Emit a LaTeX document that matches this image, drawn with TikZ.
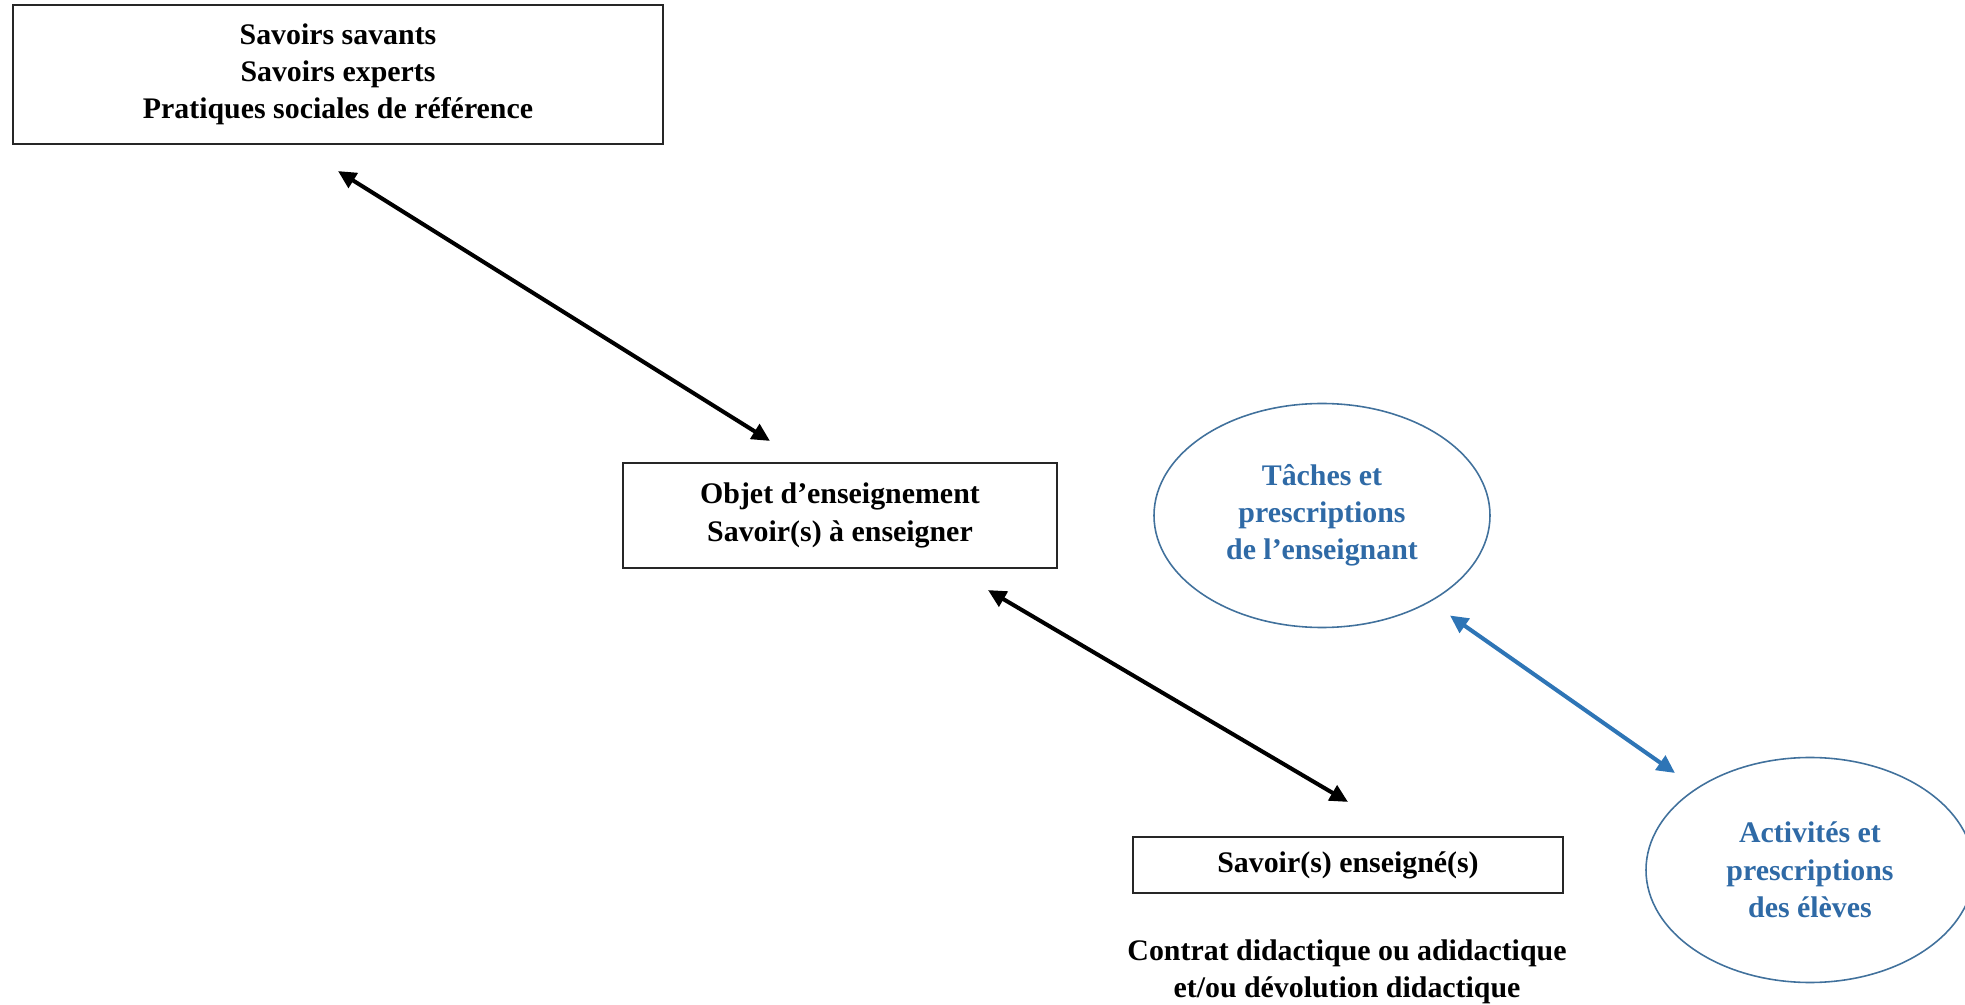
\documentclass[tikz,border=0pt]{standalone}
\usepackage{fontspec}
\setmainfont{Liberation Serif}
\usetikzlibrary{arrows.meta,shapes.geometric}
\definecolor{pupblue}{HTML}{2E75B6}
\definecolor{ringblue}{HTML}{41719C}
\definecolor{inkblue}{HTML}{2F6AA6}
\tikzset{
	savoir/.style={draw=black!85, line width=0.6pt, align=center, inner sep=0pt},
	acteur/.style={ellipse, draw=ringblue, line width=0.45pt, align=center, text=inkblue, inner sep=0pt},
	lien/.style={{Triangle[length=1.8mm,width=1.7mm]}-{Triangle[length=1.8mm,width=1.7mm]}, line width=1.15pt},
}
\begin{document}
\begin{tikzpicture}[x=1cm,y=1cm, every node/.style={font=\fontsize{8.5}{10.6}\selectfont\bfseries}]
			\useasboundingbox (0,0) rectangle (19.65,-10.05);
			% les savoirs
			\node[savoir, minimum width=6.50cm, minimum height=1.39cm] (savant) at (3.38,-0.745) {Savoirs savants\\Savoirs experts\\Pratiques sociales de référence};
			\node[savoir, minimum width=4.34cm, minimum height=1.05cm] (objet) at (8.40,-5.155) {Objet d’enseignement\\Savoir(s) à enseigner};
			\node[savoir, minimum width=4.30cm, minimum height=0.56cm] (enseigne) at (13.48,-8.65) {Savoir(s) enseigné(s)};
			\node[align=center, inner sep=0pt] (contrat) at (13.47,-9.72) {Contrat didactique ou adidactique\\et/ou dévolution didactique};
			% les acteurs
			\node[acteur, minimum width=3.36cm, minimum height=2.24cm] (prof) at (13.22,-5.155) {Tâches et\\prescriptions\\de l’enseignant};
			\node[acteur, minimum width=3.28cm, minimum height=2.25cm] (eleves) at (18.10,-8.70) {Activités et\\prescriptions\\des élèves};
			% les liens
			\draw[lien] ([yshift=-0.26cm]savant.south) -- ([shift={(-0.70,0.21)}]objet.north);
			\draw[lien] ([shift={(1.48,-0.21)}]objet.south) -- ([yshift=0.34cm]enseigne.north);
			\draw[lien, pupblue] ([shift={(1.28,-1.00)}]prof.center) -- ([shift={(-1.35,0.97)}]eleves.center);
		\end{tikzpicture}
\end{document}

== == ==

[Exercise goal]:
Transcribe the full listing character for character. Pictures are excluded.

[Written answer]:
Emit a LaTeX document that matches this image, drawn with TikZ.
\documentclass[tikz,border=0pt]{standalone}
\usepackage{fontspec}
\setmainfont{Liberation Serif}
\usetikzlibrary{arrows.meta,shapes.geometric}
\definecolor{pupblue}{HTML}{2E75B6}
\definecolor{ringblue}{HTML}{41719C}
\definecolor{inkblue}{HTML}{2F6AA6}
\tikzset{
	savoir/.style={draw=black!85, line width=0.6pt, align=center, inner sep=0pt},
	acteur/.style={ellipse, draw=ringblue, line width=0.45pt, align=center, text=inkblue, inner sep=0pt},
	lien/.style={{Triangle[length=1.8mm,width=1.7mm]}-{Triangle[length=1.8mm,width=1.7mm]}, line width=1.15pt},
}
\begin{document}
\begin{tikzpicture}[x=1cm,y=1cm, every node/.style={font=\fontsize{8.5}{10.6}\selectfont\bfseries}]
			\useasboundingbox (0,0) rectangle (19.65,-10.05);
			% les savoirs
			\node[savoir, minimum width=6.50cm, minimum height=1.39cm] (savant) at (3.38,-0.745) {Savoirs savants\\Savoirs experts\\Pratiques sociales de référence};
			\node[savoir, minimum width=4.34cm, minimum height=1.05cm] (objet) at (8.40,-5.155) {Objet d’enseignement\\Savoir(s) à enseigner};
			\node[savoir, minimum width=4.30cm, minimum height=0.56cm] (enseigne) at (13.48,-8.65) {Savoir(s) enseigné(s)};
			\node[align=center, inner sep=0pt] (contrat) at (13.47,-9.72) {Contrat didactique ou adidactique\\et/ou dévolution didactique};
			% les acteurs
			\node[acteur, minimum width=3.36cm, minimum height=2.24cm] (prof) at (13.22,-5.155) {Tâches et\\prescriptions\\de l’enseignant};
			\node[acteur, minimum width=3.28cm, minimum height=2.25cm] (eleves) at (18.10,-8.70) {Activités et\\prescriptions\\des élèves};
			% les liens
			\draw[lien] ([yshift=-0.26cm]savant.south) -- ([shift={(-0.70,0.21)}]objet.north);
			\draw[lien] ([shift={(1.48,-0.21)}]objet.south) -- ([yshift=0.34cm]enseigne.north);
			\draw[lien, pupblue] ([shift={(1.28,-1.00)}]prof.center) -- ([shift={(-1.35,0.97)}]eleves.center);
		\end{tikzpicture}
\end{document}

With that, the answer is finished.